Establishment politicians see the widespread anger against Trump as an opportunity to try to rebuild their authority, proposing a fair capitalism - but no such thing exists. That just eight billionaires own more wealth than half the world reveals the inequality at the heart of capitalism.
In 2003, then Lib Dem leader Charles Kennedy spoke to the millions-strong 15 February anti-war demo. But it has since been made clear that neither he nor his pro-capitalist party was anti-war. Against the objections of the Socialist Party representatives on the Stop the War Coalition committee, the Socialist Workers Party (SWP) and its allies unfortunately pushed the decision through the committee to give a platform to Kennedy without any public criticisms.
They also refused to allow any speaker on behalf of a socialist organisation. This undoubtedly helped to build up the Lib Dems' 'radical' image, contributing to Cleggmania and the formation of the Con-Dem Coalition.
While 'Farronmania' is unlikely, it is a mistake to give these anti-working class politicians an uncritical platform, especially while arguing as Jones does, that Stop Trump is exciting "because it isn't dominated by any groups or sects for their own interest".
Leading a movement should mean helping the most effective ideas that get thrown up become widespread and organising to realise them. Owen Jones has already proved himself incapable of this - he called for Sanders supporters in the US to switch to Wall Street candidate Hillary Clinton instead of building a party of the 99%.
When the second wave of support to defend Jeremy Corbyn against the Blairite coup last summer started to coalesce around the call for deselection of Blairite MPs, something the Socialist Party had been putting forward as invaluable in the civil war in the Labour Party, Owen Jones attacked and belittled the idea.
The SWP-dominated Stand Up to Racism is the other campaign attempting to control this new movement.

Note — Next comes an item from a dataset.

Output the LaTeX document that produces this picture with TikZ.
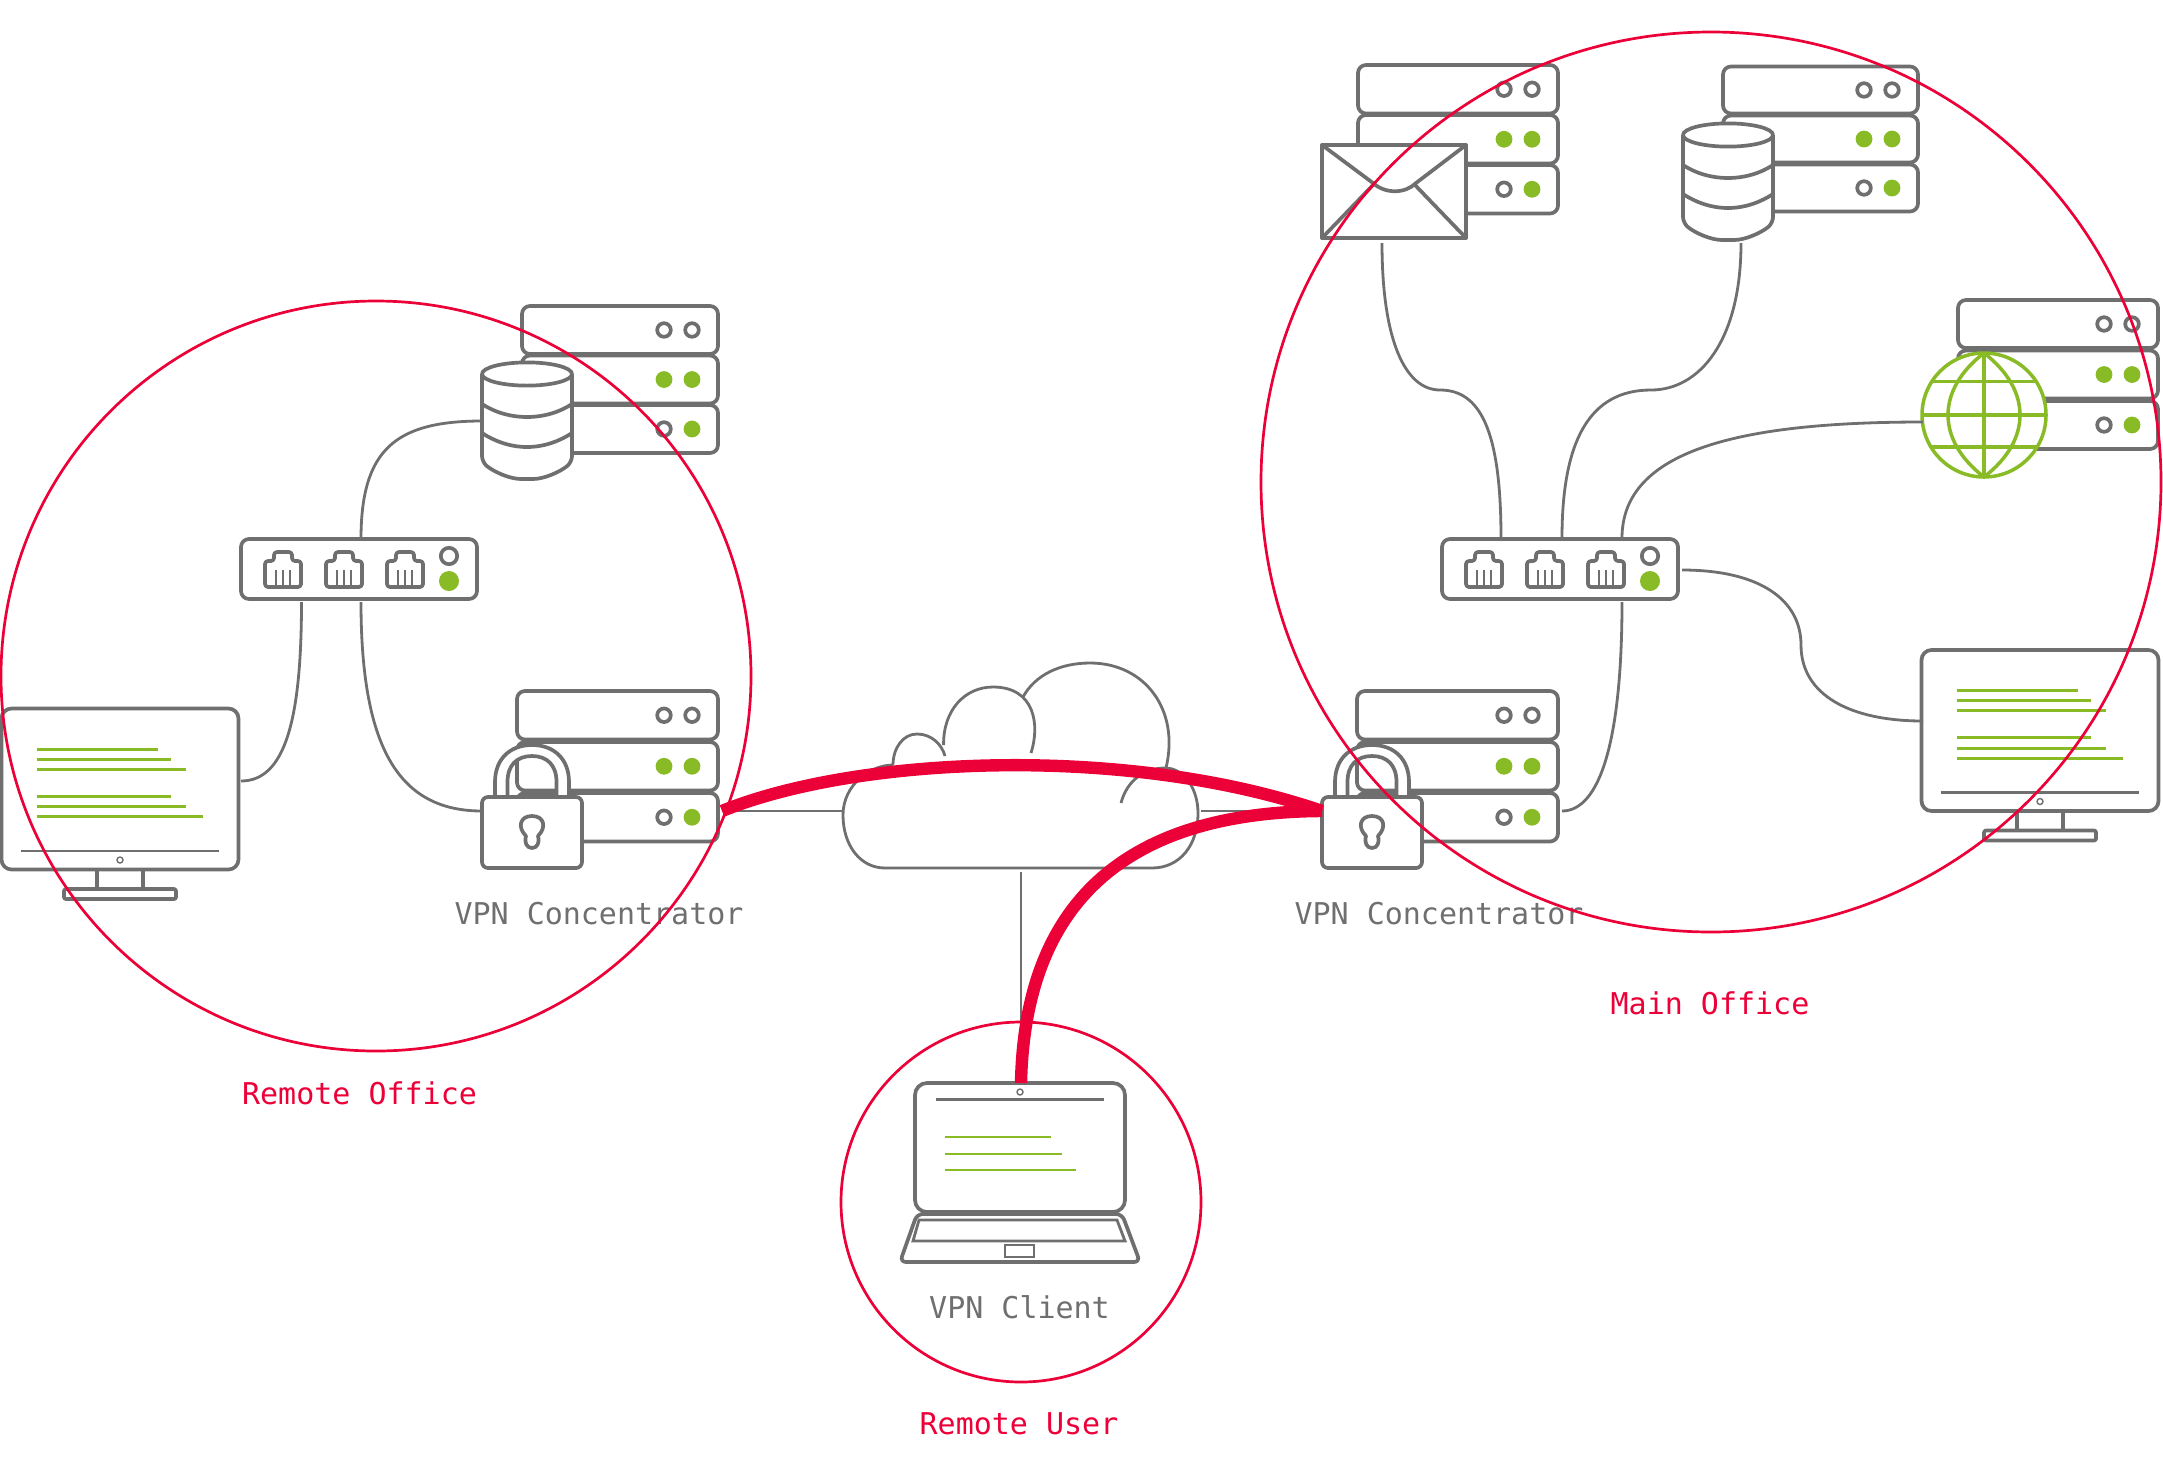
\documentclass[tikz,border=0pt]{standalone}
\usepackage{fontspec}
\usepackage{xcolor}
\newfontfamily\labelfont{DejaVu Sans Mono}
\definecolor{maingray}{RGB}{111,111,111}
\definecolor{maingreen}{RGB}{137,187,38}
\definecolor{mainred}{RGB}{236,0,56}
\tikzset{
  iconline/.style={draw=maingray,line width=1.85pt,line join=round},
  wire/.style={draw=maingray,line width=1.4pt},
  greenline/.style={draw=maingreen,line width=1.5pt},
  zone/.style={draw=mainred,line width=1.35pt},
  tunnel/.style={draw=mainred,line width=6.2pt},
  anchorbox/.style={inner sep=0pt,outer sep=0pt},
  devlabel/.style={text=maingray,font=\labelfont\fontsize{15}{18}\selectfont},
  zonelabel/.style={text=mainred,font=\labelfont\fontsize{15}{18}\selectfont}
}
\newcommand{\serverstack}[5]{
  \begin{scope}[shift={(#1,#2)}]
    \foreach \row in {0,1,2}
      \draw[iconline,fill=white,rounded corners=4pt] (0,\row*#5) rectangle (#3,\row*#5+#4);
    \draw[iconline] (#3-54,#4/2) circle (3.4pt);
    \draw[iconline] (#3-26,#4/2) circle (3.4pt);
    \fill[maingreen] (#3-54,#5+#4/2) circle (4.2pt);
    \fill[maingreen] (#3-26,#5+#4/2) circle (4.2pt);
    \draw[iconline] (#3-54,2*#5+#4/2) circle (3.4pt);
    \fill[maingreen] (#3-26,2*#5+#4/2) circle (4.2pt);
  \end{scope}
}
\newcommand{\dbicon}[3]{
  \begin{scope}[shift={(#2,#3)}]
    \draw[iconline,fill=white,rounded corners=3pt] (0,12) -- (0,100) .. controls (12,110) and (28,117) .. (45,117) .. controls (62,117) and (78,110) .. (90,100) -- (90,12);
    \draw[iconline,fill=white] (45,12) ellipse (22.5pt and 5.8pt);
    \draw[iconline] (0,42) .. controls (12,50) and (28,55) .. (45,55) .. controls (62,55) and (78,50) .. (90,42);
    \draw[iconline] (0,71) .. controls (12,79) and (28,85) .. (45,85) .. controls (62,85) and (78,79) .. (90,71);
    \node[anchorbox,minimum width=45pt,minimum height=58pt] (#1) at (45,58) {};
  \end{scope}
}
\newcommand{\lockicon}[2]{
  \begin{scope}[shift={(#2,745)}]
    \draw[iconline,fill=white] (13,52) -- (13,37) .. controls (13,14) and (28,0) .. (50,0) .. controls (72,0) and (87,14) .. (87,37) -- (87,52) -- (74.5,52) -- (74.5,37) .. controls (74.5,20) and (65,11) .. (50,11) .. controls (35,11) and (25.5,20) .. (25.5,37) -- (25.5,52) -- cycle;
    \node[iconline,fill=white,rounded corners=3pt,anchorbox,minimum width=50pt,minimum height=35.5pt] (#1) at (50,87.5) {};
    \draw[iconline] (44,91) .. controls (35,82) and (38,71) .. (50,71) .. controls (62,71) and (65,82) .. (56,91) .. controls (58,98) and (55,103) .. (50,103) .. controls (45,103) and (42,98) .. (44,91) -- cycle;
  \end{scope}
}
\newcommand{\switchicon}[2]{
  \begin{scope}[shift={(#2,539)}]
    \node[iconline,fill=white,rounded corners=4pt,anchorbox,minimum width=118pt,minimum height=30pt] (#1) at (118,30) {};
    \foreach \px in {24,85,146} {
      \begin{scope}[shift={(\px,13)}]
        \draw[iconline,rounded corners=1.5pt] (0,35) -- (0,9) -- (9,9) -- (9,0) -- (27,0) -- (27,9) -- (36,9) -- (36,35) -- cycle;
        \foreach \pin in {11,18,25}
          \draw[draw=maingray,line width=1.3pt] (\pin,18) -- (\pin,35);
      \end{scope}
    }
    \draw[iconline] (208,17) circle (4.1pt);
    \fill[maingreen] (208,42) circle (5pt);
  \end{scope}
}
\newcommand{\monitoricon}[3]{
  \begin{scope}[shift={(#2,#3)}]
    \node[iconline,fill=white,rounded corners=5pt,anchorbox,minimum width=118.5pt,minimum height=80.5pt] (#1) at (118.5,80.5) {};
    \draw[greenline] (35,40.5) -- (156,40.5);
    \draw[greenline] (35,50.5) -- (169,50.5);
    \draw[greenline] (35,60.5) -- (184,60.5);
    \draw[greenline] (35,87.5) -- (169,87.5);
    \draw[greenline] (35,98) -- (184,98);
    \draw[greenline] (35,108) -- (201,108);
    \draw[wire] (19.5,142.5) -- (217.5,142.5);
    \draw[draw=maingray,line width=.7pt] (118.5,151.5) circle (1.5pt);
    \draw[iconline] (95.5,161) -- (95.5,180.5) (141.5,161) -- (141.5,180.5);
    \draw[iconline,rounded corners=1pt] (62.5,180.5) rectangle (174.5,190.5);
  \end{scope}
}
\begin{document}
\begin{tikzpicture}[x=0.5pt,y=-0.5pt]
\useasboundingbox (0,0) rectangle (2163,1473);

\serverstack{522}{306}{196}{48}{49.5}
\serverstack{517}{691}{201}{48.5}{51}
\serverstack{1358}{65}{200}{48.5}{50}
\serverstack{1723}{66.5}{195}{47}{49}
\serverstack{1958}{300}{200}{48}{50.5}
\serverstack{1357}{691}{201}{48.5}{51}

\dbicon{dbRemote}{482}{362}
\dbicon{dbMain}{1683}{123}
\lockicon{lockRemote}{482}
\lockicon{lockMain}{1322}
\switchicon{switchRemote}{241}
\switchicon{switchMain}{1442}
\monitoricon{monitorRemote}{1.5}{708.5}
\monitoricon{monitorMain}{1921.5}{650}

\node[anchorbox,minimum width=72pt,minimum height=46.5pt] (mail) at (1394,191.5) {};
\draw[iconline,fill=white,line width=2pt] (mail.north west) rectangle (mail.south east);
\draw[iconline] (mail.north west) -- (1373,183) .. controls (1385,194) and (1405,194) .. (1416,183) -- (mail.north east);
\draw[iconline] (mail.south west) -- (1374,184) (mail.south east) -- (1414,184);

\node[anchorbox,circle,minimum size=62pt] (globe) at (1984,415) {};
\draw[draw=maingreen,line width=1.75pt,fill=white] (globe.center) circle (31pt);
\draw[draw=maingreen,line width=1.75pt] (1984,353) -- (1984,477);
\draw[draw=maingreen,line width=1.75pt] (1932,381.5) -- (2036,381.5);
\draw[draw=maingreen,line width=1.75pt] (1922,415) -- (2046,415);
\draw[draw=maingreen,line width=1.75pt] (1932,447) -- (2036,447);
\draw[draw=maingreen,line width=1.75pt] (1984,353) .. controls (1936,390) and (1936,440) .. (1984,477) .. controls (2032,440) and (2032,390) .. (1984,353);

\node[iconline,fill=white,rounded corners=6pt,anchorbox,minimum width=105pt,minimum height=64.5pt] (laptop) at (1020,1147.5) {};
\draw[wire,line width=1.5pt] (936,1099) -- (1104,1099);
\draw[draw=maingray,line width=.7pt] (1020,1092) circle (1.5pt);
\draw[greenline,line width=1.1pt] (945,1137) -- (1051,1137);
\draw[greenline,line width=1.1pt] (945,1154) -- (1062,1154);
\draw[greenline,line width=1.1pt] (945,1170) -- (1076,1170);
\draw[iconline,rounded corners=3pt] (917,1214) -- (1122,1214) -- (1140,1262) -- (900,1262) -- cycle;
\draw[wire] (919,1220) -- (1117,1220) -- (1125,1241) -- (913,1241) -- cycle;
\draw[draw=maingray,line width=.8pt] (1005,1245) rectangle (1034,1257);

\draw[wire,fill=white] (885,868) -- (1152,868) .. controls (1180,868) and (1198,845) .. (1198,813) .. controls (1198,790) and (1185,768) .. (1165,768) .. controls (1145,768) and (1127,780) .. (1121,803);
\draw[wire] (1166,768) .. controls (1180,710) and (1145,663) .. (1090,663) .. controls (1060,663) and (1035,675) .. (1023,697);
\draw[wire] (1031,753) .. controls (1040,725) and (1035,687) .. (993,687) .. controls (965,687) and (943,710) .. (943.6,745);
\draw[wire] (945,756) .. controls (942,745) and (932,734) .. (917,734) .. controls (903,734) and (893,748) .. (893,765);
\draw[wire] (893,765) .. controls (870,765) and (843,785) .. (843,815) .. controls (843,845) and (860,868) .. (885,868);
\coordinate (cloudW) at (843,811);
\coordinate (cloudE) at (1201,811);
\coordinate (cloudS) at (1021,872);

\coordinate (remoteTop) at (361,539);
\coordinate (remoteBotA) at (301.5,602);
\coordinate (remoteBotB) at (361,602);
\coordinate (monitorRemoteE) at (241,781);
\coordinate (serverRemoteE) at (722,811);
\coordinate (lockMainW) at (1322,811);
\coordinate (lockRemoteW) at (482,811);
\coordinate (laptopN) at (1021,1083);
\coordinate (mailS) at (1382,243);
\coordinate (dbMainS) at (1741,243);
\coordinate (mainTopA) at (1501,538);
\coordinate (mainTopB) at (1562,538);
\coordinate (mainTopC) at (1622,538);
\coordinate (mainEast) at (1682,570);
\coordinate (mainBot) at (1622,602);
\coordinate (globeW) at (1923,422);
\coordinate (monitorMainW) at (1923,721);
\coordinate (lockMainE) at (1562,811);

\draw[wire] (remoteTop) .. controls (361,450) and (395,421) .. (dbRemote.west |- 482,421);
\draw[wire] (remoteBotA) .. controls (301.5,720) and (285,781) .. (monitorRemoteE);
\draw[wire] (remoteBotB) .. controls (361,750) and (400,811) .. (lockRemoteW);
\draw[wire] (serverRemoteE) -- (cloudW);
\draw[wire] (cloudE) -- (lockMainW);
\draw[wire] (cloudS) -- (laptopN);
\draw[wire] (mailS) .. controls (1382,340) and (1405,390) .. (1440,390) .. controls (1480,390) and (1501,430) .. (mainTopA);
\draw[wire] (dbMainS) .. controls (1741,340) and (1700,390) .. (1651,390) .. controls (1590,390) and (1562,440) .. (mainTopB);
\draw[wire] (mainTopC) .. controls (1622,450) and (1740,422) .. (globeW);
\draw[wire] (mainEast) .. controls (1760,570) and (1801,600) .. (1801,645) .. controls (1801,695) and (1850,721) .. (monitorMainW);
\draw[wire] (mainBot) .. controls (1622,740) and (1600,811) .. (lockMainE);

\node[devlabel] (vpnRemote) at (599,913.5) {VPN Concentrator};
\node[devlabel] (vpnMain) at (1439,913.5) {VPN Concentrator};
\node[devlabel] (vpnClient) at (1019.5,1307.5) {VPN Client};
\node[zonelabel] (remoteOffice) at (359.5,1093) {Remote Office};
\node[zonelabel] (mainOffice) at (1710,1003) {Main Office};
\node[zonelabel] (remoteUser) at (1019,1424) {Remote User};

\draw[zone] (376,676) circle (187.5pt);
\draw[zone] (1711,482) circle (225pt);
\draw[zone] (1021,1202) circle (90pt);

\draw[tunnel] (serverRemoteE) .. controls (860,755) and (1130,745) .. (lockMainW);
\draw[tunnel] (lockMainW) .. controls (1140,812) and (1025,890) .. (laptopN);
\end{tikzpicture}
\end{document}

But the SWP, in practice, does not put forward a bold socialist programme and shows itself incapable of a democratic method of organising.
We in the Socialist Party stand for the right of all left trends and ideas to have the chance to be heard and for genuine debate. We have a tradition of allowing other left groups to speak in our meetings.
In the Trade Unionist and Socialist Coalition - with the Socialist Party, the SWP and the RMT transport workers' union as the constituent organisations - the Socialist Party is a stalwart defender of democratic decision-making methods. These groupings of Owen Jones and the SWP offer no such opportunity.
It is usual for Socialist Party members to be excluded from speaking at meetings the SWP have organised. In the current anti-Trump movement they have taken that method further by attempting to physically block Socialist Party activists from distributing our leaflets, papers and placards. They will not succeed in this but their methods are utterly wrong and, like Owen Jones's, will not be of use to the new movement rising.